Mass shooting survivor says FBI told her that she and others likely 'fell through the cracks'
We know the gunman killed seven people, and Odessa police said 25 others were injured in the mass shooting spree - but could there be other victims?
Most active shootings are over in minutes, but the mass shooting spree over Labor Day weekend wreaked havoc in Midland County and Odessa for more than an hour.
Long-time Odessa resident Jane Morin is one of the survivors that believes she's not a part of the official count.
That Saturday afternoon on Labor Day, Morin was 15 minutes away from home on I-20 near Loop 338 when she said she heard a loud boom and felt a sting on her left calf.
It wasn't until Morin got out of her truck to find one of the two bullet holes and the smell of gun smoke that she realized she had been shot at.
"And then I saw a trucker partially hanging out of his truck with the door open and it upset me," Morin said as she began to choke up. "I said, 'Oh I need to call 911.' I started calling 911, and I couldn't get through."
When she finally got through to dispatch, she was told to go home and stay indoors.
Morin delayed getting hospital treatment for the shrapnel until Sunday, and first reported her injury to the Ector County Sheriff's Office and then to the Odessa Police Department.
She said the FBI told her, because of that, she is likely one of the many that "fell the through the cracks" of the initial investigation and victim count.
"My heart hurts for those who are going through this. I don't know why I was spared and so many other people weren't - that's the part that I am still trying to wrap my head around," Morin said. "Maybe it's because I have this sense in me that I do not want evil to win. I don't want evil to win in our community, and I don't want Odessa-Midland to be defined by this tragedy."

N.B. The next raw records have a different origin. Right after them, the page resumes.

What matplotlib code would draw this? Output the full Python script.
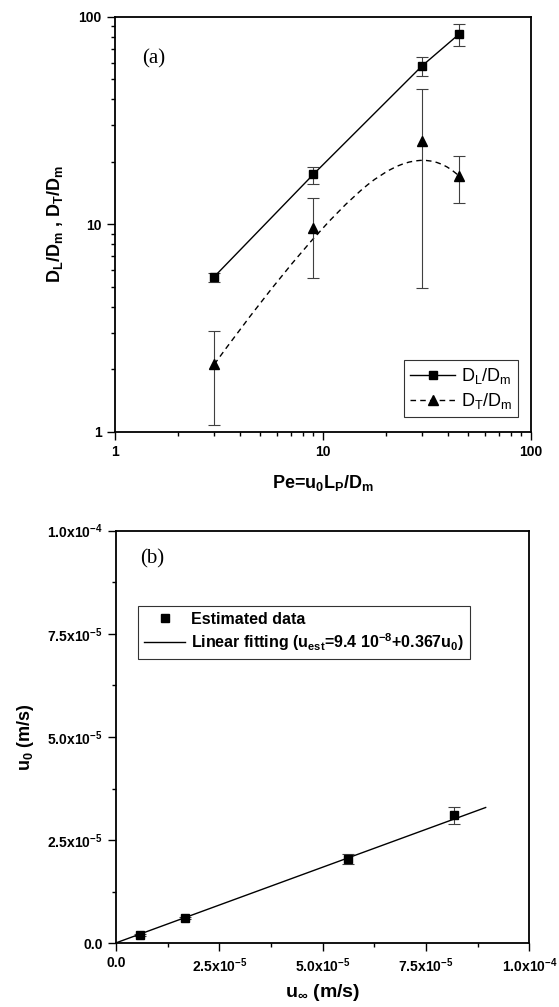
import numpy as np
import matplotlib
matplotlib.use("Agg")
import matplotlib.pyplot as plt
from matplotlib.path import Path
from matplotlib.patches import PathPatch
from matplotlib.lines import Line2D
from matplotlib.ticker import FixedLocator, FixedFormatter, NullFormatter, LogLocator

plt.rcParams['font.family'] = ['Liberation Sans', 'DejaVu Sans']
plt.rcParams['mathtext.default'] = 'regular'

# panel (a) data
pe = [3, 9, 30, 45]
dl = [5.58, 17.4, 58.0, 82.2]
dl_lo = [5.28, 15.7, 51.8, 72.5]
dl_hi = [5.84, 18.9, 64.0, 91.9]
dt = [2.11, 9.55, 25.2, 17.1]
dt_lo = [1.08, 5.53, 4.91, 12.7]
dt_hi = [3.07, 13.4, 44.7, 21.3]

# panel (b) data
u_inf = [5.7e-6, 16.6e-6, 56.0e-6, 81.7e-6]
u0 = [2.0e-6, 6.06e-6, 20.4e-6, 31.0e-6]
u0_err = [0.3e-6, 0.3e-6, 1.3e-6, 2.1e-6]
fit_x = [0.0, 8.94e-5]
fit_a, fit_b = 9.4e-8, 0.367

fig = plt.figure(figsize=(5.59, 10.07), dpi=100)
ax1 = fig.add_axes([0.2057, 0.5713, 0.744, 0.4121])
ax2 = fig.add_axes([0.2075, 0.0633, 0.7397, 0.4097])

ebar = dict(fmt='none', ecolor='0.25', elinewidth=0.8, capsize=4.5, capthick=0.8)
dash = (0, (4, 3))

# ---- (a)
ax1.set_xscale('log')
ax1.set_yscale('log')
ax1.errorbar(pe, dl, yerr=[np.subtract(dl, dl_lo), np.subtract(dl_hi, dl)], **ebar)
ax1.errorbar(pe, dt, yerr=[np.subtract(dt, dt_lo), np.subtract(dt_hi, dt)], **ebar)
l1, = ax1.plot(pe, dl, 'k-', marker='s', ms=5.3, lw=1.0)
# quadratic B-spline through the points as control points (drawn in log space)
mid = (np.sqrt(pe[1] * pe[2]), np.sqrt(dt[1] * dt[2]))
verts = [(pe[0], dt[0]), (pe[1], dt[1]), mid, (pe[2], dt[2]), (pe[3], dt[3])]
codes = [Path.MOVETO, Path.CURVE3, Path.CURVE3, Path.CURVE3, Path.CURVE3]
ax1.add_patch(PathPatch(Path(verts, codes), fill=False, ec='k', lw=1.0, ls=dash))
ax1.plot(pe, dt, 'k^', ms=7, ls='none')
h2 = Line2D([], [], color='k', marker='^', ms=7, lw=1.0, ls=dash)
ax1.set_xlim(1, 100)
ax1.set_ylim(1, 100)
for a in (ax1.xaxis, ax1.yaxis):
    a.set_major_locator(FixedLocator([1, 10, 100]))
    a.set_major_formatter(FixedFormatter(['1', '10', '100']))
    a.set_minor_locator(LogLocator(subs=np.arange(2, 10)))
    a.set_minor_formatter(NullFormatter())
ax1.set_xlabel(r'Pe=u$_0$L$_P$/D$_m$', fontsize=13, fontweight='bold', labelpad=10)
ax1.set_ylabel(r'D$_L$/D$_m$ , D$_T$/D$_m$', fontsize=13, fontweight='bold', labelpad=10)
ax1.text(0.066, 0.898, '(a)', transform=ax1.transAxes, fontsize=15,
         family='Liberation Serif', va='center')
leg1 = ax1.legend([l1, h2], [r'D$_L$/D$_m$', r'D$_T$/D$_m$'], loc='lower right',
                  bbox_to_anchor=(0.97, 0.035), fontsize=13, frameon=True, fancybox=False,
                  edgecolor='k', handlelength=2.5, handletextpad=0.3, borderpad=0.35,
                  labelspacing=0.25, borderaxespad=0)
leg1.get_frame().set_linewidth(0.8)

# ---- (b)
ax2.errorbar(u_inf, u0, yerr=u0_err, **ebar)
pts, = ax2.plot(u_inf, u0, 'ks', ms=5.3, ls='none')
fx = np.array(fit_x)
fl, = ax2.plot(fx, fit_a + fit_b * fx, 'k-', lw=1.0)
ax2.set_xlim(0, 1e-4)
ax2.set_ylim(0, 1e-4)
maj = [0, 2.5e-5, 5e-5, 7.5e-5, 1e-4]
labs = ['0.0', r'2.5x10$^{-5}$', r'5.0x10$^{-5}$', r'7.5x10$^{-5}$', r'1.0x10$^{-4}$']
for a in (ax2.xaxis, ax2.yaxis):
    a.set_major_locator(FixedLocator(maj))
    a.set_major_formatter(FixedFormatter(labs))
    a.set_minor_locator(FixedLocator([1.25e-5, 3.75e-5, 6.25e-5, 8.75e-5]))
ax2.set_xlabel(r'u$_\infty$ (m/s)', fontsize=14, fontweight='bold', labelpad=5)
ax2.set_ylabel(r'u$_0$ (m/s)', fontsize=13, fontweight='bold', labelpad=8)
ax2.text(0.058, 0.931, '(b)', transform=ax2.transAxes, fontsize=15,
         family='Liberation Serif', va='center')
leg2 = ax2.legend([pts, fl], ['Estimated data',
                              r'Linear fitting (u$_{est}$=9.4 10$^{-8}$+0.367u$_0$)'],
                  loc='upper left', bbox_to_anchor=(0.054, 0.8175), frameon=True,
                  fancybox=False, edgecolor='k', handlelength=2.6, handletextpad=0.35,
                  borderpad=0.35, labelspacing=0.3, borderaxespad=0,
                  prop=dict(size=11.5, weight='bold'))
leg2.get_frame().set_linewidth(0.8)

for ax in (ax1, ax2):
    for s in ax.spines.values():
        s.set_linewidth(1.3)
    ax.tick_params(which='both', direction='out', top=False, right=False, width=1.0)
    ax.tick_params(which='major', length=5.5, pad=4)
    ax.tick_params(which='minor', length=3)
    for lab in ax.get_xticklabels() + ax.get_yticklabels():
        lab.set_fontsize(10)
        lab.set_fontweight('bold')

fig.savefig('out.png', dpi=100)
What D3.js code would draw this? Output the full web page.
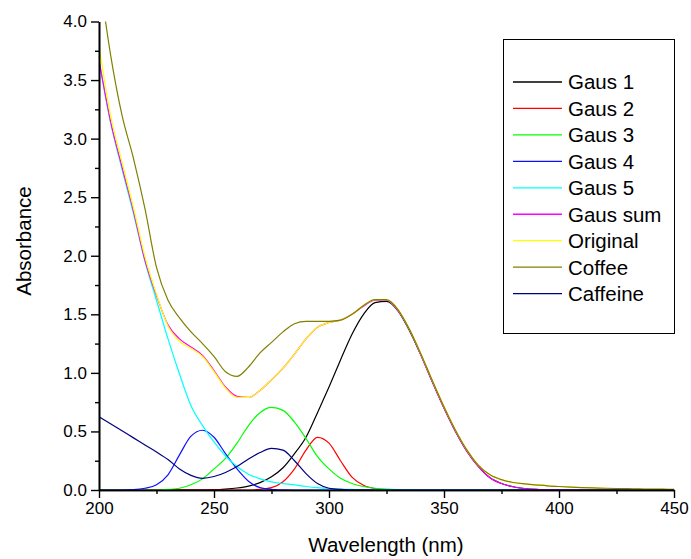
<!DOCTYPE html>
<html>
<head>
<meta charset="utf-8">
<script src="https://cdn.jsdelivr.net/npm/d3@7"></script>
<style>
  html, body { margin: 0; padding: 0; background: #fff; }
  text { font-family: "Liberation Sans", Arial, sans-serif; fill: #000; }
</style>
</head>
<body>
<svg id="chart" width="691" height="559"></svg>
<script>
// Wavelength grid (nm)
const wavelength = [200,205,210,215,220,225,230,235,240,245,250,255,260,265,270,275,280,285,290,295,300,305,310,315,320,325,330,335,340,345,350,355,360,365,370,375,380,385,390,395,400,405,410,415,420,425,430,435,440,445,450];

// Fitted Gaussian components and spectra (absorbance)
const gaus1 = [0,0,0,0,0,0,0.001,0.001,0.001,0.002,0.003,0.008,0.017,0.033,0.063,0.113,0.19,0.31,0.45,0.66,0.88,1.11,1.33,1.50,1.60,1.61,1.53,1.36,1.15,0.92,0.70,0.50,0.33,0.20,0.105,0.055,0.028,0.013,0.006,0.003,0.001,0,0,0,0,0,0,0,0,0,0];
const gaus2 = [0,0,0,0,0,0,0,0,0,0,0,0,0,0,0.005,0.02,0.07,0.18,0.34,0.45,0.40,0.25,0.11,0.04,0.012,0.003,0,0,0,0,0,0,0,0,0,0,0,0,0,0,0,0,0,0,0,0,0,0,0,0,0];
const gaus3 = [0,0,0,0,0,0,0.005,0.015,0.045,0.095,0.18,0.27,0.40,0.55,0.66,0.705,0.68,0.58,0.44,0.285,0.18,0.10,0.055,0.03,0.015,0.007,0.003,0.001,0,0,0,0,0,0,0,0,0,0,0,0,0,0,0,0,0,0,0,0,0,0,0];
const gaus4 = [0,0,0,0.003,0.015,0.045,0.13,0.30,0.46,0.51,0.45,0.31,0.18,0.075,0.02,0.005,0.001,0,0,0,0,0,0,0,0,0,0,0,0,0,0,0,0,0,0,0,0,0,0,0,0,0,0,0,0,0,0,0,0,0,0];
const gaus5 = [3.67,3.14,2.74,2.36,1.95,1.62,1.29,0.99,0.72,0.55,0.41,0.29,0.20,0.135,0.095,0.07,0.055,0.043,0.03,0.02,0.013,0.008,0.005,0.003,0.002,0.001,0,0,0,0,0,0,0,0,0,0,0,0,0,0,0,0,0,0,0,0,0,0,0,0,0];
const gausSum = [3.67,3.15,2.76,2.38,1.96,1.66,1.41,1.29,1.22,1.15,1.02,0.88,0.80,0.79,0.85,0.94,1.04,1.16,1.29,1.39,1.43,1.45,1.50,1.57,1.62,1.62,1.53,1.37,1.15,0.92,0.70,0.50,0.33,0.20,0.105,0.055,0.028,0.013,0.006,0.003,0.001,0,0,0,0,0,0,0,0,0,0];
const original = [3.79,3.20,2.80,2.41,1.99,1.67,1.40,1.27,1.21,1.14,1.01,0.87,0.79,0.79,0.85,0.94,1.04,1.16,1.29,1.39,1.43,1.45,1.50,1.575,1.625,1.625,1.54,1.37,1.16,0.93,0.71,0.51,0.34,0.21,0.13,0.088,0.064,0.052,0.044,0.036,0.03,0.025,0.021,0.018,0.015,0.013,0.011,0.009,0.008,0.007,0.006];
const coffee = [4.40,3.72,3.20,2.83,2.40,1.90,1.62,1.47,1.35,1.25,1.14,1.01,0.97,1.05,1.17,1.26,1.35,1.42,1.44,1.44,1.44,1.45,1.50,1.575,1.625,1.625,1.54,1.37,1.16,0.93,0.71,0.51,0.34,0.21,0.13,0.088,0.064,0.052,0.044,0.036,0.03,0.025,0.021,0.018,0.015,0.013,0.011,0.009,0.008,0.007,0.006];
const caffeine = [0.625,0.565,0.505,0.445,0.385,0.325,0.26,0.18,0.125,0.10,0.115,0.15,0.20,0.265,0.32,0.355,0.34,0.25,0.14,0.055,0.015,0.005,0.002,0.001,0,0,0,0,0,0,0,0,0,0,0,0,0,0,0,0,0,0,0,0,0,0,0,0,0,0,0];

const seriesNames = ["Gaus 1","Gaus 2","Gaus 3","Gaus 4","Gaus 5","Gaus sum","Original","Coffee","Caffeine"];
const seriesValues = [gaus1, gaus2, gaus3, gaus4, gaus5, gausSum, original, coffee, caffeine];
const seriesColors = ["#000000","#ff0000","#00ff00","#1010ff","#00ffff","#ff00ff","#ffff00","#808000","#000080"];

const xTicks = [200,250,300,350,400,450];
const yTicks = [0,0.5,1.0,1.5,2.0,2.5,3.0,3.5,4.0];

const svg = d3.select("#chart");
const plotLeft = 99, plotRight = 674, plotTop = 21.5, plotBottom = 490;

const x = d3.scaleLinear().domain([200, 450]).range([plotLeft, plotRight]);
const y = d3.scaleLinear().domain([0, 4]).range([plotBottom, plotTop]);

svg.append("clipPath").attr("id", "plotClip")
  .append("rect").attr("x", plotLeft).attr("y", plotTop)
  .attr("width", plotRight - plotLeft).attr("height", plotBottom - plotTop);

// Spectra
const line = d3.line().curve(d3.curveMonotoneX).x(d => x(d[0])).y(d => y(d[1]));
const plot = svg.append("g").attr("clip-path", "url(#plotClip)");
seriesValues.forEach((vals, i) => {
  plot.append("path")
    .datum(wavelength.map((w, j) => [w, vals[j]]))
    .attr("fill", "none")
    .attr("stroke", seriesColors[i])
    .attr("stroke-width", 1.2)
    .attr("stroke-linejoin", "round")
    .attr("d", line);
});

// Axes: major and minor ticks pointing outward
const xMinor = d3.axisBottom(x).tickValues(d3.range(225, 450, 50)).tickSize(4).tickFormat("").tickSizeOuter(0);
const yMinor = d3.axisLeft(y).tickValues(d3.range(0.25, 4, 0.5)).tickSize(4).tickFormat("").tickSizeOuter(0);
const xAxis = d3.axisBottom(x).tickValues(xTicks).tickSize(8).tickPadding(4).tickSizeOuter(0).tickFormat(d3.format("d"));
const yAxis = d3.axisLeft(y).tickValues(yTicks).tickSize(8).tickPadding(4).tickSizeOuter(0).tickFormat(d3.format(".1f"));

function styleAxis(g) {
  g.select(".domain").attr("stroke", "#000").attr("stroke-width", 1.6);
  g.selectAll(".tick line").attr("stroke", "#000").attr("stroke-width", 1.4);
  g.selectAll(".tick text").style("font-family", "'Liberation Sans', Arial, sans-serif").style("font-size", "17px").attr("fill", "#000");
}

svg.append("g").attr("transform", `translate(0,${plotBottom})`).call(xMinor).call(styleAxis);
svg.append("g").attr("transform", `translate(${plotLeft},0)`).call(yMinor).call(styleAxis);
svg.append("g").attr("transform", `translate(0,${plotBottom})`).call(xAxis).call(styleAxis);
svg.append("g").attr("transform", `translate(${plotLeft},0)`).call(yAxis).call(styleAxis);

// Axis titles
svg.append("text")
  .attr("x", 386).attr("y", 552)
  .attr("text-anchor", "middle")
  .style("font-size", "20.5px")
  .text("Wavelength (nm)");
svg.append("text")
  .attr("transform", "translate(31,241) rotate(-90)")
  .attr("text-anchor", "middle")
  .style("font-size", "20.5px")
  .text("Absorbance");

// Legend
const legend = svg.append("g");
legend.append("rect")
  .attr("x", 503.5).attr("y", 39.5).attr("width", 171).attr("height", 294)
  .attr("fill", "#fff").attr("stroke", "#000").attr("stroke-width", 1);
seriesNames.forEach((name, i) => {
  const ly = 82 + i * 26.45;
  legend.append("line")
    .attr("x1", 513).attr("x2", 562).attr("y1", ly).attr("y2", ly)
    .attr("stroke", seriesColors[i]).attr("stroke-width", 1.3);
  legend.append("text")
    .attr("x", 568).attr("y", ly)
    .attr("dy", "0.36em")
    .style("font-size", "20.5px")
    .text(name);
});
</script>
</body>
</html>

Morin has practiced crisis counseling/ministry in Odessa for the past 15 years, and said she has had to take some of her own advice this past week to begin the healing process.

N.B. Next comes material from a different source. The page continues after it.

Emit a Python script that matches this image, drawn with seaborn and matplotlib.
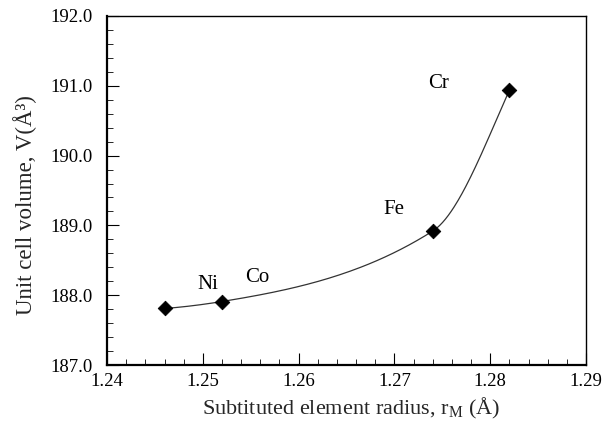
import numpy as np
import pandas as pd
import matplotlib
matplotlib.use("Agg")
import matplotlib.pyplot as plt
import seaborn as sns

# Data
elements = ["Ni", "Co", "Fe", "Cr"]
radius = [1.246, 1.252, 1.274, 1.282]
volume = [187.81, 187.91, 188.92, 190.94]
label_x = [1.2505, 1.2557, 1.2699, 1.2746]
label_y = [188.15, 188.25, 189.23, 191.04]
xticks = [1.24, 1.25, 1.26, 1.27, 1.28, 1.29]
yticks = [187.0, 188.0, 189.0, 190.0, 191.0, 192.0]

sns.set_theme(style="ticks")
plt.rcParams["font.family"] = ["Liberation Serif", "DejaVu Serif"]
plt.rcParams["mathtext.fontset"] = "custom"
plt.rcParams["mathtext.rm"] = "Liberation Serif"
plt.rcParams["mathtext.it"] = "Liberation Serif:italic"

# smooth monotone (PCHIP) curve through the data points
x = np.array(radius, dtype=float)
y = np.array(volume, dtype=float)
h = np.diff(x)
delta = np.diff(y) / h
n = len(x)
d = np.zeros(n)
for k in range(1, n - 1):
    if delta[k - 1] * delta[k] > 0:
        w1 = 2 * h[k] + h[k - 1]
        w2 = h[k] + 2 * h[k - 1]
        d[k] = (w1 + w2) / (w1 / delta[k - 1] + w2 / delta[k])
def end_slope(h0, h1, d0, d1):
    s = ((2 * h0 + h1) * d0 - h0 * d1) / (h0 + h1)
    if np.sign(s) != np.sign(d0):
        s = 0.0
    elif np.sign(d0) != np.sign(d1) and abs(s) > abs(3 * d0):
        s = 3 * d0
    return s
d[0] = end_slope(h[0], h[1], delta[0], delta[1])
d[-1] = end_slope(h[-1], h[-2], delta[-1], delta[-2])
cx, cy = [], []
for k in range(n - 1):
    t = np.linspace(0, 1, 80)
    h00 = 2 * t**3 - 3 * t**2 + 1
    h10 = t**3 - 2 * t**2 + t
    h01 = -2 * t**3 + 3 * t**2
    h11 = t**3 - t**2
    cx.append(x[k] + t * h[k])
    cy.append(h00 * y[k] + h10 * h[k] * d[k] + h01 * y[k + 1] + h11 * h[k] * d[k + 1])
curve_df = pd.DataFrame({"x": np.concatenate(cx), "y": np.concatenate(cy)})
pts_df = pd.DataFrame({"x": radius, "y": volume})

fig = plt.figure(figsize=(6.08, 4.32), dpi=100)
ax = fig.add_axes([0.176, 0.155, 0.788, 0.808])

sns.lineplot(data=curve_df, x="x", y="y", ax=ax, color="#333333", linewidth=0.9, sort=False)
sns.scatterplot(data=pts_df, x="x", y="y", ax=ax, marker="D", s=55, color="black", edgecolor="black", zorder=5)

for name, lx, ly in zip(elements, label_x, label_y):
    ax.text(lx, ly, name, fontsize=15, ha="center", va="center", color="black")

ax.set_xlim(1.24, 1.29)
ax.set_ylim(187.0, 192.0)
ax.set_xticks(xticks)
ax.set_yticks(yticks)
ax.set_xticklabels([f"{v:.2f}" for v in xticks])
ax.set_yticklabels([f"{v:.1f}" for v in yticks])
ax.xaxis.set_minor_locator(matplotlib.ticker.MultipleLocator(0.002))
ax.yaxis.set_minor_locator(matplotlib.ticker.MultipleLocator(0.2))
ax.tick_params(axis="both", which="major", direction="in", length=8.5, width=0.8,
               labelsize=13.5, colors="black")
ax.tick_params(axis="both", which="minor", direction="in", length=4, width=0.7)
ax.tick_params(axis="y", which="major", pad=10)
ax.tick_params(axis="x", which="major", pad=6)

ax.set_xlabel("Subtituted element radius, r$_\\mathrm{M}$ (Å)", fontsize=16)
ax.set_ylabel("Unit cell volume, V(Å³)", fontsize=16.5)
ax.xaxis.label.set_verticalalignment("baseline")
ax.yaxis.label.set_verticalalignment("center")
ax.xaxis.set_label_coords(0.509, -0.142)
ax.yaxis.set_label_coords(-0.171, 0.458)

for side in ["top", "right"]:
    ax.spines[side].set_linewidth(1.0)
for side in ["left", "bottom"]:
    ax.spines[side].set_linewidth(1.6)
for s in ax.spines.values():
    s.set_color("black")

fig.savefig("out.png", dpi=100)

Morin explained the she's forced herself to right back into her normal, day-to-day life, and added that she had to take a moment when the shooter's name and picture came out in the media.
"I remember saying, 'I forgive you. You were crazy, you were out of your mind, but I am not going to let you hold this over me the rest of my life. I forgive you.' I think that's when my healing began." Morin said. "I just want to encourage others that's where healing truly does begin. It does begin in forgiveness."